» **EXERCISE OBJECTIVE**: Take the lines from the top down to and including the one with "9, 18, 5, 7];" and repeat them exactly. Omit images.
══ COLLECTED MATERIAL ══
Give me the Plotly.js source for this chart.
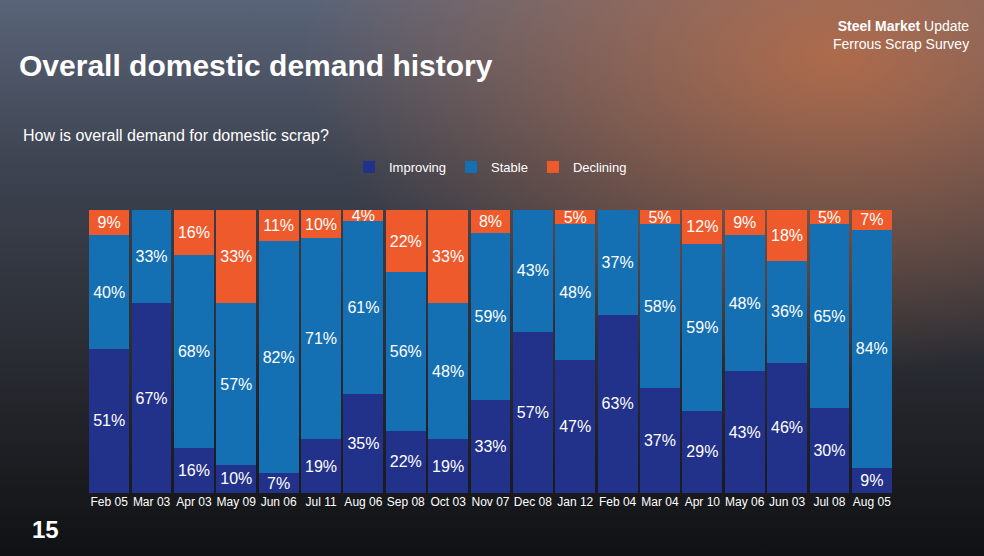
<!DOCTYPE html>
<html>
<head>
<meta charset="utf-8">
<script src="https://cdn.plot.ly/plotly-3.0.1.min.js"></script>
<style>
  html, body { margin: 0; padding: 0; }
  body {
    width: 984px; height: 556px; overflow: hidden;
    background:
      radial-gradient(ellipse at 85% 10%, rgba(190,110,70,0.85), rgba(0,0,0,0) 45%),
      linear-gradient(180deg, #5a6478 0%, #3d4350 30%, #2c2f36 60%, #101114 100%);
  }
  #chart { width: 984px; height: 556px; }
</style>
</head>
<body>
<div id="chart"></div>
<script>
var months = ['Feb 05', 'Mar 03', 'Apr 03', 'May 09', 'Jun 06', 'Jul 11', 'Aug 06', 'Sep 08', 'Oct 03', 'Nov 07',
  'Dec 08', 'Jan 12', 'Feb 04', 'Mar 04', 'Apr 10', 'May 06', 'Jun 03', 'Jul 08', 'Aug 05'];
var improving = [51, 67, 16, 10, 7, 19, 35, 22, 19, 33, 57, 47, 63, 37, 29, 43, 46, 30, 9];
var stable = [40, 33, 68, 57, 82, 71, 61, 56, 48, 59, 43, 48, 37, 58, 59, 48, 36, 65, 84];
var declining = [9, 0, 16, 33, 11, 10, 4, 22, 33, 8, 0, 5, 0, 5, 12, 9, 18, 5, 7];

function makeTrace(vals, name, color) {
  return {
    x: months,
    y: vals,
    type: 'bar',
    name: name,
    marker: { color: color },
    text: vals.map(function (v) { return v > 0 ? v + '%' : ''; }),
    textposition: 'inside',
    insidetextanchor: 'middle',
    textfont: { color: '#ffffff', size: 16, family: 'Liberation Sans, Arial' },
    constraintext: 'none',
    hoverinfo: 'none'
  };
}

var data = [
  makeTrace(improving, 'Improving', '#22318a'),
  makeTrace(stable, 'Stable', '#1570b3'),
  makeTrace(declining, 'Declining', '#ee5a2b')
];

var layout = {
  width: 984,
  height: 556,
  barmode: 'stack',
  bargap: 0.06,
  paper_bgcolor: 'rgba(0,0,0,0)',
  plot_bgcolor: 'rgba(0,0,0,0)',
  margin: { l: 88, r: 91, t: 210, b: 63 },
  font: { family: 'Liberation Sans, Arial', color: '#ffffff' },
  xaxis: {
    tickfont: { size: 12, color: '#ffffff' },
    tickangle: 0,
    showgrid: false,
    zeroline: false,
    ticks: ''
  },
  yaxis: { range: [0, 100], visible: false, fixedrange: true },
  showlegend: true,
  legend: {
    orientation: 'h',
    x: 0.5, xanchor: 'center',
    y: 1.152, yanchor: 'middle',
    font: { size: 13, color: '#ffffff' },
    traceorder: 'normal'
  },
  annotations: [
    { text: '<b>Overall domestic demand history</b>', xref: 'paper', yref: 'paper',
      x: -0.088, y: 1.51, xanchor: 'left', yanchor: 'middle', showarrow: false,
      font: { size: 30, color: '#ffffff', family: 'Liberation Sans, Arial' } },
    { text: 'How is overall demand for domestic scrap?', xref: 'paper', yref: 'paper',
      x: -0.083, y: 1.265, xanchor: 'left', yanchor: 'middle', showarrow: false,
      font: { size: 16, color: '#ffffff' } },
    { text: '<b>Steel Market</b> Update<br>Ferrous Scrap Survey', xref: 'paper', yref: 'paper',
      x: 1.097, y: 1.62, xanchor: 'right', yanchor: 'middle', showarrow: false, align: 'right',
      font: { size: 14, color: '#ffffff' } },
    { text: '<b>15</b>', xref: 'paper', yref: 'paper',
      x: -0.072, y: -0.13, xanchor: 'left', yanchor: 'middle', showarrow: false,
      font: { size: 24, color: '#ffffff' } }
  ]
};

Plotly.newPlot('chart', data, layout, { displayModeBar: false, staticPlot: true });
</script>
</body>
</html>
═══
» **SOLUTION FOR THIS TASK**:
Give me the Plotly.js source for this chart.
<!DOCTYPE html>
<html>
<head>
<meta charset="utf-8">
<script src="https://cdn.plot.ly/plotly-3.0.1.min.js"></script>
<style>
  html, body { margin: 0; padding: 0; }
  body {
    width: 984px; height: 556px; overflow: hidden;
    background:
      radial-gradient(ellipse at 85% 10%, rgba(190,110,70,0.85), rgba(0,0,0,0) 45%),
      linear-gradient(180deg, #5a6478 0%, #3d4350 30%, #2c2f36 60%, #101114 100%);
  }
  #chart { width: 984px; height: 556px; }
</style>
</head>
<body>
<div id="chart"></div>
<script>
var months = ['Feb 05', 'Mar 03', 'Apr 03', 'May 09', 'Jun 06', 'Jul 11', 'Aug 06', 'Sep 08', 'Oct 03', 'Nov 07',
  'Dec 08', 'Jan 12', 'Feb 04', 'Mar 04', 'Apr 10', 'May 06', 'Jun 03', 'Jul 08', 'Aug 05'];
var improving = [51, 67, 16, 10, 7, 19, 35, 22, 19, 33, 57, 47, 63, 37, 29, 43, 46, 30, 9];
var stable = [40, 33, 68, 57, 82, 71, 61, 56, 48, 59, 43, 48, 37, 58, 59, 48, 36, 65, 84];
var declining = [9, 0, 16, 33, 11, 10, 4, 22, 33, 8, 0, 5, 0, 5, 12, 9, 18, 5, 7];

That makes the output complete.